Understanding Common Schemes: Pig Butchering, Ransomware, and Impersonation
The modern scam portfolio is diversified. “Pig butchering” (long-con trust-building followed by a fake investment platform) thrives because it turns psychological manipulation into predictable cash flows. Cyber extortion, including ransomware-style threats, thrives because it monetizes urgency and operational downtime. Impersonation scams thrive because they hijack existing trust—bank brands, government agencies, even family members.
What ties these together is the victim journey: a believable story, a controlled communication channel, and a push toward irreversible payment.
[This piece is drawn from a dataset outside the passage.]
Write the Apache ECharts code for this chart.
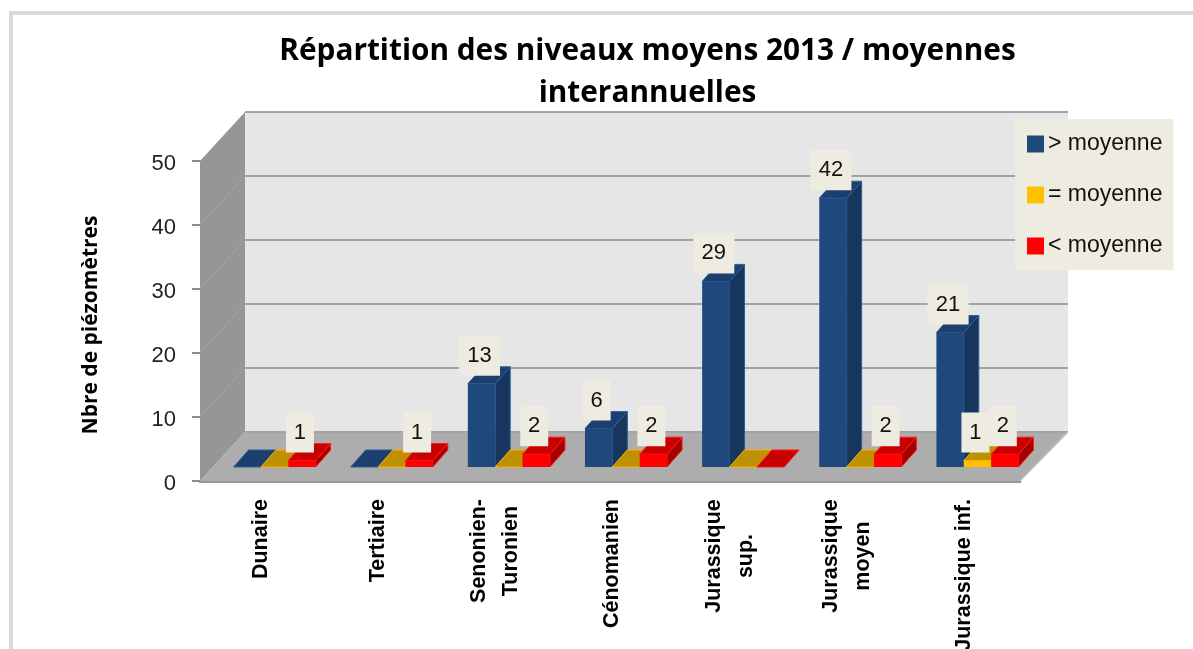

Criminals increasingly use templates, scripted dialogues, and automation to manage many victims at once. AI has added speed—faster personalization, better language matching, and more convincing “support” interactions—so victims can feel like they’re dealing with a legitimate institution.
To protect yourself or your organization, focus on decision points rather than scam types. Ask: Who initiated contact? Can I verify identity independently? Why is the payment method unusual? Why is there urgency? Those questions cut through polished interfaces and persuasive narratives.
Conclusion: Turning Congressional Attention into Real-World Risk Reduction
Congressional review highlights transnational cyber extortion and cryptocurrency scams not just as financial crimes, but as organized systems with durable infrastructure. That framing is useful because it points toward durable solutions: faster reporting pipelines, stronger cross-border cooperation, and targeted pressure on cash-out routes and enabling services.
For readers, the most actionable takeaway is simple: treat unsolicited trust and urgent crypto payment requests as red flags, report quickly, and preserve evidence. If policymakers follow through with measured, infrastructure-focused reforms—and if platforms improve detection and response—then the spotlight from these hearings can translate into fewer victims and faster disruption of the networks behind the scams.